J Torrens-Serra et al

The kinetic data obtained from the analysis of experimental measurements of nanocrystallization in Fe65Nb10B25 metallic glass are used to successfully estimate the molten alloy viscosity, Fe23B6 crystallization driving force and solid-liquid interface energy in the framework of the classical theory of nucleation and growth. We use a Vogel-Fulcher-Tamman law for the viscosity and linear temperature dependence for the crystallization driving force and interfacial energy. A negative temperature coefficient for the crystal-melt interfacial energy is obtained. Both the thermal stability and the glass forming ability of this alloy are discussed.

[5] Experimental study of the miscibility gap and calculation of the spinodal curves of the Au–Pt system

X N Xu et al

The miscibility gap (MG) of the Au–Pt binary system in the temperature range 600–1050 °C has been experimentally determined by the diffusion couple technique. The results show that the determined MG deviates from the currently accepted one, which shifts to the Au-rich side of the Au–Pt system. Based on the present experimental data, the Au–Pt system has been thermodynamically reassessed, with the result that the critical point of the miscibility gap is not, vert, similar1200 °C at 56 at.% Pt, in contrast to the currently accepted 1260 °C at 61 at.% Pt. The chemical and coherent spinodals of the Au–Pt system have been thus calculated.

[6] Estimation of dislocation density in bainitic microstructures using high-resolution dilatometry

C Garcio-Mateo et al

It is possible by means of high-resolution dilatometry, together with a model based on isotropic dilatation and atomic volumes, to estimate the dislocation density introduced in the microstructure as a consequence of the isothermal decomposition of austenite into bainitic ferrite. The relatively high dislocation density associated with this microstructure is attributed to the fact that the shape deformation accompanying this displacive transformation is accommodated by plastic relaxation.
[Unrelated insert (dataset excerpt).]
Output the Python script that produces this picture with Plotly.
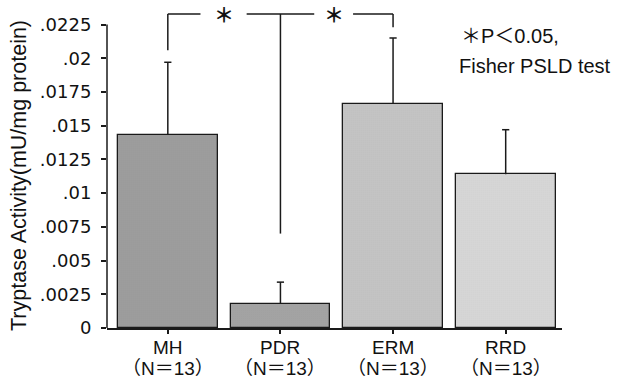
import plotly.graph_objects as go

# Tryptase activity by diagnosis group
groups = ["MH", "PDR", "ERM", "RRD"]
n_per_group = [13, 13, 13, 13]
mean_activity = [0.0143, 0.0018, 0.0166, 0.0114]
sd_activity = [0.0054, 0.0016, 0.0049, 0.0033]

tick_vals = [0, 0.0025, 0.005, 0.0075, 0.01, 0.0125, 0.015, 0.0175, 0.02, 0.0225]
tick_text = ["0", ".0025", ".005", ".0075", ".01", ".0125", ".015", ".0175", ".02", ".0225"]

# bar fills: light / dark halves of the fine halftone texture
bar_bg = ["#b0b0b0", "#b8b8b8", "#e0e0e0", "#f6f6f6"]
bar_fg = ["#7a7a7a", "#848484", "#bcbcbc", "#e0e0e0"]

# significance bracket (MH vs PDR, PDR vs ERM)
bracket_level = 0.02328
bracket_left_end = 0.0206
bracket_right_end = 0.0223
bracket_mid_end = 0.0070

FONT = "Liberation Sans, Arial, Noto Sans CJK JP, sans-serif"
TICK_FONT = "DejaVu Sans, Liberation Sans, sans-serif"
INK = "#1a1a1a"
y_top = 0.023575
cap_half = 0.032

xs = list(range(len(groups)))

fig = go.Figure()
fig.add_trace(go.Bar(
    x=xs,
    y=mean_activity,
    width=0.885,
    marker=dict(
        color=bar_bg,
        line=dict(color=INK, width=1.3),
        pattern=dict(shape=".", fgcolor=bar_fg, bgcolor=bar_bg, size=2, solidity=0.4),
    ),
    error_y=dict(type="data", array=sd_activity, arrayminus=[0] * len(sd_activity),
                 symmetric=False, color=INK, thickness=1.5, width=0),
    showlegend=False,
))

line_style = dict(color=INK, width=1.5)
shapes = [
    # left axis line, stopping at the top tick
    dict(type="line", xref="paper", yref="y", x0=0, x1=0, y0=0, y1=tick_vals[-1], line=line_style),
    # bracket verticals
    dict(type="line", xref="x", yref="y", x0=0, x1=0, y0=bracket_left_end, y1=bracket_level, line=line_style),
    dict(type="line", xref="x", yref="y", x0=1, x1=1, y0=bracket_mid_end, y1=bracket_level, line=line_style),
    dict(type="line", xref="x", yref="y", x0=2, x1=2, y0=bracket_right_end, y1=bracket_level, line=line_style),
    # bracket horizontals with gaps for the asterisks
    dict(type="line", xref="x", yref="y", x0=0, x1=0.29, y0=bracket_level, y1=bracket_level, line=line_style),
    dict(type="line", xref="x", yref="y", x0=0.70, x1=1.30, y0=bracket_level, y1=bracket_level, line=line_style),
    dict(type="line", xref="x", yref="y", x0=1.645, x1=2, y0=bracket_level, y1=bracket_level, line=line_style),
]
# caps on the upper end of each error bar only
for xi, m, s in zip(xs, mean_activity, sd_activity):
    shapes.append(dict(type="line", xref="x", yref="y", x0=xi - cap_half, x1=xi + cap_half,
                       y0=m + s, y1=m + s, line=line_style))

plot_l, plot_r, plot_t, plot_b = 107, 55, 10, 50
pw = 617 - plot_l - plot_r
ph = 378 - plot_t - plot_b


def px_to_paper(px, py):
    return (px - plot_l) / pw, (378 - py - plot_b) / ph


lx1, ly1 = px_to_paper(459, 36)
lx2, ly2 = px_to_paper(457, 66)
tx, ty = px_to_paper(19, 176)
_, name_y = px_to_paper(0, 347)
_, n_y = px_to_paper(0, 368)

star_font = dict(size=20, color="#111", family="Noto Sans CJK JP")
annotations = [
    dict(x=0.497, y=bracket_level, xref="x", yref="y", text="<b>＊</b>", showarrow=False,
         font=star_font, xanchor="center", yanchor="middle", height=18),
    dict(x=1.472, y=bracket_level, xref="x", yref="y", text="<b>＊</b>", showarrow=False,
         font=star_font, xanchor="center", yanchor="middle", height=18),
    dict(x=lx1, y=ly1, xref="paper", yref="paper", text="＊P＜0.05,", showarrow=False,
         font=dict(size=20, color="#111", family=FONT), xanchor="left", yanchor="middle"),
    dict(x=lx2, y=ly2, xref="paper", yref="paper", text="Fisher PSLD test", showarrow=False,
         font=dict(size=20, color="#111", family=FONT), xanchor="left", yanchor="middle"),
    # y axis title
    dict(x=tx, y=ty, xref="paper", yref="paper", text="Tryptase Activity(mU/mg protein)",
         textangle=-90, showarrow=False, font=dict(size=21.5, color="#111", family=FONT),
         xanchor="center", yanchor="middle"),
]
# category labels: group name and sample size on two lines
for xi, g, n in zip(xs, groups, n_per_group):
    annotations.append(dict(x=xi, y=name_y, xref="x", yref="paper", text=g, showarrow=False,
                            font=dict(size=19, color="#111", family=FONT),
                            xanchor="center", yanchor="middle"))
    annotations.append(dict(x=xi, y=n_y, xref="x", yref="paper", text=f"（N＝{n}）", showarrow=False,
                            font=dict(size=19, color="#111", family=FONT),
                            xanchor="center", yanchor="middle"))

fig.update_layout(
    width=617, height=378,
    margin=dict(l=plot_l, r=plot_r, t=plot_t, b=plot_b, autoexpand=False),
    paper_bgcolor="white", plot_bgcolor="white",
    font=dict(family=FONT, size=20, color="#111"),
    shapes=shapes,
    annotations=annotations,
    xaxis=dict(
        range=[-0.54, 3.5], tickmode="array", tickvals=xs, showticklabels=False,
        showline=True, linecolor=INK, linewidth=1.5,
        ticks="outside", ticklen=4, tickwidth=1.5, tickcolor=INK,
        showgrid=False, zeroline=False, automargin=False,
    ),
    yaxis=dict(
        range=[0, y_top], tickmode="array", tickvals=tick_vals, ticktext=tick_text,
        showline=False, ticks="outside", ticklen=5, tickwidth=1.5, tickcolor=INK,
        showgrid=False, zeroline=False, automargin=False, ticklabelstandoff=6,
        tickfont=dict(size=18, family=TICK_FONT, color="#111"),
    ),
    bargap=0,
)

fig.write_html("out.html")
[7] Magnetic phase transition and magneto-optical properties in epitaxial FeRh0.95Pt0.05 (0 0 1) single-crystal thin film

W Lu et al

This paper reports an investigation of the structure, magnetic phase transition and magneto-optical properties of FeRh0.95Pt0.05 thin film. A first-order magnetic phase transition occurs at a temperature around 180 °C, accompanied by a lattice expansion in the c-axis. The effect of substitution on the phase transition in ordered FeRh-based alloy systems is discussed. The nucleation and growth mechanism of the phase transition is quite similar to that of the crystallization of solids. In addition, the Kerr rotation spectrum was also studied.